Passagens: outras histórias, velho — porém necessário — tema
Título original: Passages
Direção: Ira Sachs
Roteiro: Mauricio Zhacarias, Ira Sachs e Arlette Langmann
Produção: Saïd Ben Saïd e Michel Merkt
Ano de produção: 2021
Ano de lançamento: 2023
Gênero: drama
Duração: 91 minutos
Elenco: Franz Rogowski, Ben Whishaw, Adèle Exarchopoulos, Erwan K. Fale, Arcadi Radeff
Entenda-se Passagens (O2 Play Filmes/MUBI, 2023) enquanto transições operadas por/entre descobertas e suas eventuais consequências. Neste longa com direção de Ira Sachs e roteiro de Mauricio Zacharias, Ira Sachs e Arlette Langmann, Franz Rogowski é Tomas, um diretor de cinema cuja crise no casamento com Martin (Ben Whishaw) leva-o, no último dia de gravações de seu filme e em meio a uma festa de confraternização, a um flerte e a uma final transa com Agathe (Adèle Exarchopoulos), uma jovem professora primária. Encantado pela experiência com uma mulher na cama e com a possibilidade de continuar a explorá-la dentro de si, Tomas provoca o rompimento da relação com Martin, que, por sua vez, encontra Ahmad (Erwan K. Fale), iniciando aí um romance. Se a perda do então companheiro parece, e é, consequência da decisão tomada e refletida sobre outra pessoa, no entanto, para Tomas, conviver com um novo presente sem Martin era insuportável.

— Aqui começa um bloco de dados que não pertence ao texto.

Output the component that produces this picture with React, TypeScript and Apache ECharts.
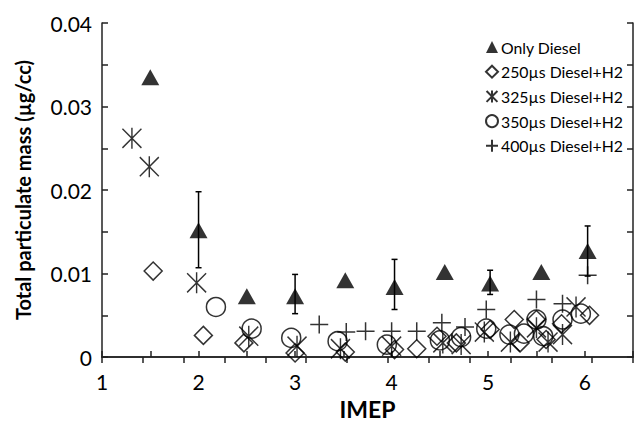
import React, { useEffect, useRef } from "react";
import * as echarts from "echarts";

// Only Diesel (filled triangles) with error bars
const dieselX = [1.5, 2.0, 2.5, 3.0, 3.52, 4.03, 4.55, 5.02, 5.55, 6.03];
const dieselY = [0.0335, 0.0152, 0.0073, 0.0073, 0.0092, 0.0084, 0.0102, 0.0088, 0.0102, 0.0127];
const errX = [2.0, 3.0, 4.03, 5.02, 6.03];
const errLow = [0.0107, 0.0052, 0.0057, 0.0075, 0.0097];
const errHigh = [0.0198, 0.0099, 0.0117, 0.0104, 0.0157];

// 250us Diesel+H2 (open diamonds)
const d250X = [1.53, 2.05, 2.47, 3.0, 3.52, 4.03, 4.26, 4.47, 4.67, 5.02, 5.27, 5.33, 5.5, 5.6, 5.76, 6.05];
const d250Y = [0.0103, 0.0026, 0.0017, 0.0005, 0.0006, 0.0009, 0.0010, 0.0025, 0.0017, 0.0033, 0.0045, 0.0017, 0.0045, 0.0021, 0.0040, 0.0050];

// 325us Diesel+H2 (asterisks)
const d325X = [1.31, 1.49, 1.98, 2.52, 3.02, 3.47, 4.0, 4.53, 4.72, 4.96, 5.23, 5.5, 5.62, 5.77, 5.91];
const d325Y = [0.0262, 0.0228, 0.0089, 0.0025, 0.0013, 0.0010, 0.0013, 0.0017, 0.0015, 0.0030, 0.0018, 0.0035, 0.0018, 0.0027, 0.0060];

// 350us Diesel+H2 (open circles)
const d350X = [2.18, 2.55, 2.96, 3.44, 3.95, 4.5, 4.72, 4.98, 5.22, 5.37, 5.5, 5.57, 5.77, 5.96];
const d350Y = [0.0060, 0.0034, 0.0023, 0.0019, 0.0015, 0.0020, 0.0024, 0.0034, 0.0027, 0.0028, 0.0045, 0.0025, 0.0045, 0.0052];

// 400us Diesel+H2 (plus signs)
const d400X = [3.25, 3.53, 3.73, 4.0, 4.26, 4.52, 4.76, 4.98, 5.5, 5.77, 6.03];
const d400Y = [0.0039, 0.0030, 0.0031, 0.0031, 0.0031, 0.0041, 0.0036, 0.0057, 0.0069, 0.0064, 0.0098];

const seriesNames = ["Only Diesel", "250\u00b5s Diesel+H2", "325\u00b5s Diesel+H2", "350\u00b5s Diesel+H2", "400\u00b5s Diesel+H2"];

const zip = (xs: number[], ys: number[]) => xs.map((x, i) => [x, ys[i]]);

const ASTERISK = "path://M-10,-10L10,10M-10,10L10,-10M0,-11L0,11";
const PLUS = "path://M0,-10L0,10M-10,0L10,0";

export default function App() {
  const ref = useRef<HTMLDivElement>(null);
  useEffect(() => {
    if (!ref.current) return;
    const chart = echarts.init(ref.current, null, { renderer: "svg" });
    const font = "Lato, 'Open Sans', sans-serif";
    const axisLine = { show: true, lineStyle: { color: "#222", width: 1.5 } };
    const openStyle = { color: "rgba(255,255,255,0)", borderColor: "#000", borderWidth: 1.5 };
    chart.setOption({
      animation: false,
      backgroundColor: "#fff",
      grid: { left: 102, right: 2, top: 23, bottom: 64, containLabel: false },
      legend: {
        orient: "vertical",
        left: 480,
        top: 34,
        itemWidth: 12,
        itemHeight: 12,
        itemGap: 8.7,
        textStyle: { fontFamily: font, fontSize: 15.8, color: "#000", padding: [0, 0, 0, -2] },
        data: seriesNames,
      },
      xAxis: [
        {
          type: "value",
          min: 1,
          max: 6.5,
          interval: 0.5,
          axisLine,
          axisTick: { show: true, inside: true, length: 6, lineStyle: { color: "#222", width: 1.5 } },
          splitLine: { show: false },
          axisLabel: {
            fontFamily: font,
            fontSize: 21,
            color: "#000",
            margin: 14,
            formatter: (v: number) => (Number.isInteger(v) && v <= 6 ? String(v) : ""),
          },
          name: "IMEP",
          nameLocation: "middle",
          nameGap: 38,
          nameTextStyle: { fontFamily: font, fontSize: 23, fontWeight: "bold", color: "#000" },
        },
        {
          type: "value",
          position: "top",
          min: 0,
          max: 13,
          interval: 1,
          axisLine,
          axisTick: { show: true, inside: true, length: 6, lineStyle: { color: "#222", width: 1.5 } },
          axisLabel: { show: false },
          splitLine: { show: false },
        },
      ],
      yAxis: [
        {
          type: "value",
          min: 0,
          max: 0.04,
          interval: 0.005,
          axisLine,
          axisTick: { show: true, inside: true, length: 6, lineStyle: { color: "#222", width: 1.5 } },
          splitLine: { show: false },
          axisLabel: {
            fontFamily: font,
            fontSize: 21,
            color: "#000",
            margin: 10,
            formatter: (v: number) => {
              const k = Math.round(v * 1000);
              if (k % 10 !== 0) return "";
              return k === 0 ? "0" : v.toFixed(2);
            },
          },
          name: "Total particulate mass (\u00b5g/cc)",
          nameLocation: "middle",
          nameGap: 69,
          nameTextStyle: { fontFamily: font, fontSize: 20, fontWeight: "bold", color: "#000" },
        },
        {
          type: "value",
          position: "right",
          min: 0,
          max: 0.04,
          interval: 0.005,
          axisLine,
          axisTick: { show: true, inside: true, length: 6, lineStyle: { color: "#222", width: 1.5 } },
          axisLabel: { show: false },
          splitLine: { show: false },
        },
      ],
      series: [
        {
          type: "custom",
          name: "err",
          xAxisIndex: 0,
          yAxisIndex: 0,
          data: errX.map((x, i) => [x, errLow[i], errHigh[i]]),
          renderItem: (_p: any, api: any) => {
            const lo = api.coord([api.value(0), api.value(1)]);
            const hi = api.coord([api.value(0), api.value(2)]);
            const st = { stroke: "#000", lineWidth: 1.5 };
            return {
              type: "group",
              children: [
                { type: "line", shape: { x1: lo[0], y1: lo[1], x2: hi[0], y2: hi[1] }, style: st },
                { type: "line", shape: { x1: hi[0] - 3, y1: hi[1], x2: hi[0] + 3, y2: hi[1] }, style: st },
                { type: "line", shape: { x1: lo[0] - 3, y1: lo[1], x2: lo[0] + 3, y2: lo[1] }, style: st },
              ],
            };
          },
          silent: true,
          z: 1,
        },
        {
          type: "scatter",
          name: seriesNames[0],
          data: zip(dieselX, dieselY),
          symbol: "triangle",
          symbolSize: [18, 16],
          itemStyle: { color: "#000" },
          z: 3,
        },
        {
          type: "scatter",
          name: seriesNames[1],
          data: zip(d250X, d250Y),
          symbol: "diamond",
          symbolSize: [18, 18],
          itemStyle: openStyle,
          z: 2,
        },
        {
          type: "scatter",
          name: seriesNames[2],
          data: zip(d325X, d325Y),
          symbol: ASTERISK,
          symbolSize: [19, 21],
          itemStyle: openStyle,
          z: 2,
        },
        {
          type: "scatter",
          name: seriesNames[3],
          data: zip(d350X, d350Y),
          symbol: "circle",
          symbolSize: 19,
          itemStyle: openStyle,
          z: 2,
        },
        {
          type: "scatter",
          name: seriesNames[4],
          data: zip(d400X, d400Y),
          symbol: PLUS,
          symbolSize: 18,
          itemStyle: openStyle,
          z: 2,
        },
      ],
    });
    return () => chart.dispose();
  }, []);
  return <div ref={ref} style={{ width: 636, height: 425, position: "absolute", left: 0, top: 0 }} />;
}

Rogowski soube perfeitamente encarnar o narcisismo de Tomas na satisfação dos próprios interesses, algo legítimo, enquanto ignorava, por outro lado, os afetos alheios. A câmera observadora e os ângulos abertos em uma bela fotografia fazem-nos acompanhantes e voyeurs da jornada do coprotagonista entre várias das paixões as quais tenta viver e, ao mesmo tempo, descartar, quando já não compreendem sua intensidade. Os também excelentes Exarchopoulos e Whishaw são os amores e os alvos dos encontros e dos desencontros do parceiro com quem, à revelia, têm sentires e quereres desperdiçados no que não se acorda ou, pior, não se sabe (com Tomas). O filme acerta em trazer a história de um triângulo (?) amoroso por outra perspectiva, ou seja, não heteroafetiva. Aliás, o casal de homens não é uma ou a questão, como não deveria ser, e a insinuação de não confiabilidade em um homem recém-saído, ainda envolto ou ligado a um casamento com outro homem pela mãe de Agathe é rapidamente silenciada. No entanto — e verdade seja dita, nem uma inferência foi feita — , a leitura da possível bissexualidade da personagem sobretudo responsável por certa confusão sentimental e/ou promiscuidade (vejam e entenderão) é meu motivo de preocupação.
A condição extratela em nada retira o poder ou o brilho da história vista na grande tela, e este temor individual, apesar de não infundado, pode ser tão só produto do cansaço em viver e ouvir tais insinuações fora da sala de cinema, exatamente sob a retórica de uma predisposição (da pessoa bissexual) à falta de responsabilidade afetiva (sim, acreditem ou não). Certamente, overthinking, mas chegue-se à conclusão óbvia: há quem não queira ou não suporte lidar com os efeitos das próprias ações, em razão do egocentrismo ou da, aí, sim, ausência de responsabilidade afetivo-emocional, sem mais vínculos (leia-se orientação sexual). Fiquemos com isso.
Prestigiem Passagens, ou Passages (título original), nos cinemas.